# To do:
Omit pictures and quote the listing below line by line, from its start through the line that holds "nan = np.nan".

# Provided data:
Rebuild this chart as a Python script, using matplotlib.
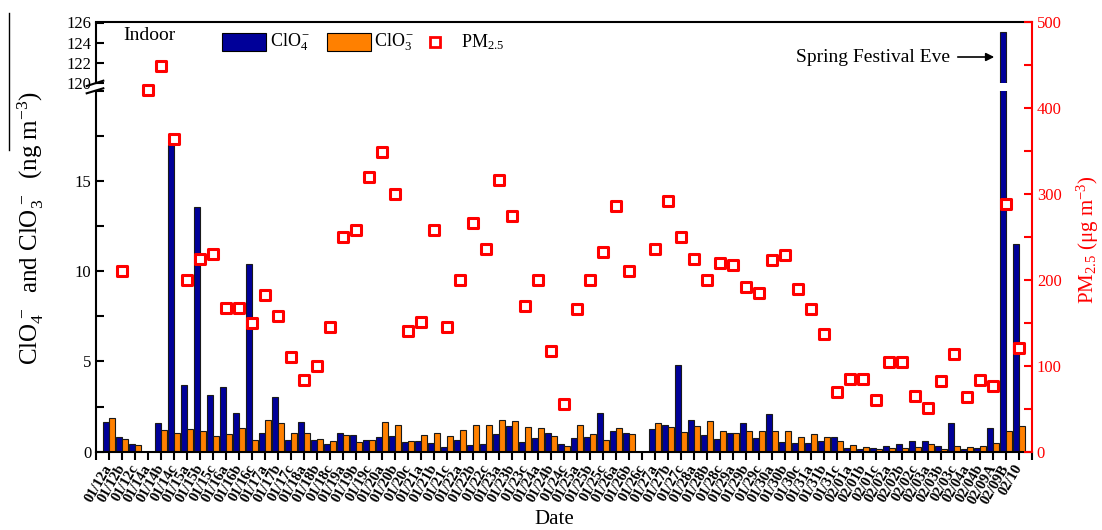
import numpy as np
import matplotlib
matplotlib.use("Agg")
import matplotlib.pyplot as plt
from matplotlib.lines import Line2D
from matplotlib.patches import Rectangle
from matplotlib.ticker import MultipleLocator

plt.rcParams["font.family"] = "Liberation Serif"
plt.rcParams["mathtext.fontset"] = "custom"
plt.rcParams["mathtext.rm"] = "Liberation Serif"
plt.rcParams["mathtext.it"] = "Liberation Serif:italic"
plt.rcParams["mathtext.bf"] = "Liberation Serif:bold"

nan = np.nan

dates = [
    "01/12a", "01/12b", "01/12c", "01/14a", "01/14b", "01/14c",
    "01/15a", "01/15b", "01/15c", "01/16a", "01/16b", "01/16c",
    "01/17a", "01/17b", "01/17c", "01/18a", "01/18b", "01/18c",
    "01/19a", "01/19b", "01/19c", "01/20a", "01/20b", "01/20c",
    "01/21a", "01/21b", "01/21c", "01/22a", "01/22b", "01/22c",
    "01/23a", "01/23b", "01/23c", "01/24a", "01/24b", "01/24c",
    "01/25a", "01/25b", "01/25c", "01/26a", "01/26b", "01/26c",
    "01/27a", "01/27b", "01/27c", "01/28a", "01/28b", "01/28c",
    "01/29a", "01/29b", "01/29c", "01/30a", "01/30b", "01/30c",
    "01/31a", "01/31b", "01/31c", "02/01a", "02/01b", "02/01c",
    "02/02a", "02/02b", "02/02c", "02/03a", "02/03b", "02/03c",
    "02/04a", "02/04b", "02/09A", "02/09B", "02/10",
]

# ClO4- (ng m-3)
clo4 = [
    1.63, 0.83, 0.43, nan, 1.61, 17.0,
    3.71, 13.56, 3.12, 3.58, 2.16, 10.38,
    1.03, 3.05, 0.67, 1.63, 0.63, 0.43,
    1.03, 0.91, 0.67, 0.81, 0.89, 0.55,
    0.57, 0.46, 0.28, 0.65, 0.35, 0.41,
    0.96, 1.44, 0.55, 0.74, 1.03, 0.43,
    0.74, 0.81, 2.16, 1.16, 1.02, nan,
    1.24, 1.48, 4.79, 1.77, 0.91, 0.70,
    1.05, 1.59, 0.74, 2.09, 0.54, 0.50,
    0.46, 0.59, 0.83, 0.22, 0.15, 0.19,
    0.33, 0.41, 0.61, 0.61, 0.30, 1.57,
    0.15, 0.22, 1.30, 125.1, 11.49,
]

# ClO3- (ng m-3)
clo3 = [
    1.85, 0.70, 0.37, nan, 1.20, 1.03,
    1.24, 1.13, 0.89, 0.96, 1.31, 0.63,
    1.77, 1.61, 1.02, 1.03, 0.70, 0.59,
    0.91, 0.52, 0.63, 1.63, 1.48, 0.59,
    0.91, 1.03, 0.87, 1.20, 1.48, 1.48,
    1.74, 1.68, 1.37, 1.30, 0.87, 0.30,
    1.48, 0.98, 0.67, 1.33, 0.96, nan,
    1.61, 1.37, 1.09, 1.41, 1.72, 1.16,
    1.02, 1.16, 1.13, 1.16, 1.16, 0.83,
    1.00, 0.80, 0.59, 0.37, 0.28, 0.15,
    0.22, 0.19, 0.24, 0.41, 0.13, 0.30,
    0.26, 0.33, 0.46, 1.16, 1.44,
]

# PM2.5 (ug m-3)
pm25 = [
    nan, 210, nan, 421, 449, 364,
    200, 225, 230, 167, 167, 150,
    183, 158, 110, 83.5, 100, 145,
    250, 258, 320, 349.5, 300, 140.6,
    151.5, 258, 145, 200, 266, 236.5,
    316.5, 275, 170, 200, 117, 55.5,
    166.6, 200, 233, 286, 210, nan,
    236, 292, 250, 224.5, 200, 219.5,
    218, 191.5, 185, 223, 229, 190,
    166, 137, 70, 84.7, 84.7, 60,
    104, 104, 65, 50.5, 82.7, 114,
    64, 83.5, 76.5, 288.6, 121,
]

W, H = 1102, 530
fig = plt.figure(figsize=(W / 100, H / 100), dpi=100)


def fx(px):
    return px / W


def fy(py):
    return 1 - py / H


left, right = 96, 1032
top, bottom = 22.5, 451.7
brk_top, brk_bot = 82.7, 90.7

ax_hi = fig.add_axes([fx(left), fy(brk_top), (right - left) / W, (brk_top - top) / H])
ax_lo = fig.add_axes([fx(left), fy(bottom), (right - left) / W, (bottom - brk_bot) / H])
ax_pm = fig.add_axes([fx(left), fy(bottom), (right - left) / W, (bottom - top) / H])
ax_pm.patch.set_visible(False)

x = np.arange(len(dates))
w = 0.43
blue = "#000099"
orange = "#FF8000"

for ax in (ax_hi, ax_lo):
    ax.bar(x - w / 2, clo4, w, color=blue, edgecolor="#1a1a1a", linewidth=0.8)
    ax.bar(x + w / 2, clo3, w, color=orange, edgecolor="#1a1a1a", linewidth=0.8)
    ax.set_xlim(-1, 71)
    for s in ax.spines.values():
        s.set_linewidth(1.5)
    ax.spines["right"].set_visible(False)

ax_hi.set_ylim(120, 126)
ax_hi.spines["bottom"].set_visible(False)
ax_hi.set_yticks([120, 122, 124, 126])
ax_hi.tick_params(axis="y", direction="in", length=6, width=1.5, labelsize=12)
ax_hi.tick_params(axis="x", bottom=False, labelbottom=False)

ax_lo.set_ylim(0, 20)
ax_lo.spines["top"].set_visible(False)
ax_lo.set_yticks([0, 5, 10, 15])
ax_lo.yaxis.set_minor_locator(MultipleLocator(2.5))
ax_lo.tick_params(axis="y", which="both", direction="in", length=6, width=1.5, labelsize=12)
ax_lo.set_xticks(np.arange(-1, 72))
ax_lo.set_xticklabels([""] + dates + [""], rotation=60, ha="right", va="center",
                      rotation_mode="anchor", fontsize=10.5, fontweight="bold")
ax_lo.tick_params(axis="x", direction="out", length=6, width=1.5, pad=4)

# PM2.5 on the right axis, spanning the whole height
ax_pm.scatter(x, pm25, marker="s", s=58, facecolor="white", edgecolor="red",
              linewidth=2.2, zorder=5)
ax_pm.set_xlim(-1, 71)
ax_pm.set_ylim(0, 500)
ax_pm.set_xticks([])
ax_pm.yaxis.tick_right()
ax_pm.set_yticks([0, 100, 200, 300, 400, 500])
ax_pm.yaxis.set_minor_locator(MultipleLocator(50))
ax_pm.tick_params(axis="y", which="both", direction="in", length=6, width=1.5,
                  colors="red", labelsize=12, labelcolor="red")
for side in ("left", "top", "bottom"):
    ax_pm.spines[side].set_visible(False)
ax_pm.spines["right"].set_color("red")
ax_pm.spines["right"].set_linewidth(1.5)

# axis break marks
for y0, y1 in [(86, 80.7), (93.3, 88.3)]:
    fig.add_artist(Line2D([fx(86.7), fx(103.3)], [fy(y0), fy(y1)], color="black", lw=1.5))

# legend drawn by hand
fig.add_artist(Rectangle((fx(222), fy(51)), 44 / W, 18 / H, facecolor=blue,
                         edgecolor="black", lw=0.8, transform=fig.transFigure))
fig.text(fx(270), fy(42), r"ClO$_4^-$", fontsize=13, va="center")
fig.add_artist(Rectangle((fx(327), fy(51)), 44 / W, 18 / H, facecolor=orange,
                         edgecolor="black", lw=0.8, transform=fig.transFigure))
fig.text(fx(374), fy(42), r"ClO$_3^-$", fontsize=13, va="center")
fig.add_artist(Line2D([fx(435)], [fy(42)], marker="s", markersize=7, markerfacecolor="white",
                      markeredgecolor="red", markeredgewidth=2.0, linestyle="none"))
fig.text(fx(461), fy(42), r"PM$_{2.5}$", fontsize=13, va="center")

fig.text(fx(123), fy(35), "Indoor", fontsize=14, va="center")

fig.text(fx(950), fy(57), "Spring Festival Eve", fontsize=14, ha="right", va="center")
ax_pm.annotate("", xy=(997, H - 57), xytext=(955, H - 57), xycoords="figure pixels",
               textcoords="figure pixels",
               arrowprops=dict(arrowstyle="-|>", color="black", lw=1.2, mutation_scale=12))

fig.text(fx(31), fy(228), r"ClO$_4^{\,-}$  and ClO$_3^{\,-}$  (ng m$^{-3}$)", rotation=90,
         fontsize=18, ha="center", va="center")
fig.text(fx(1088), fy(240), r"PM$_{2.5}$ (μg m$^{-3}$)", rotation=90, color="red",
         fontsize=15, ha="center", va="center")
fig.text(fx(554), fy(520), "Date", fontsize=15, ha="center", va="center")

fig.add_artist(Line2D([fx(9), fx(9)], [fy(13), fy(150)], color="black", lw=1))

fig.savefig("out.png", dpi=100)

# Final result:
Rebuild this chart as a Python script, using matplotlib.
import numpy as np
import matplotlib
matplotlib.use("Agg")
import matplotlib.pyplot as plt
from matplotlib.lines import Line2D
from matplotlib.patches import Rectangle
from matplotlib.ticker import MultipleLocator

plt.rcParams["font.family"] = "Liberation Serif"
plt.rcParams["mathtext.fontset"] = "custom"
plt.rcParams["mathtext.rm"] = "Liberation Serif"
plt.rcParams["mathtext.it"] = "Liberation Serif:italic"
plt.rcParams["mathtext.bf"] = "Liberation Serif:bold"

nan = np.nan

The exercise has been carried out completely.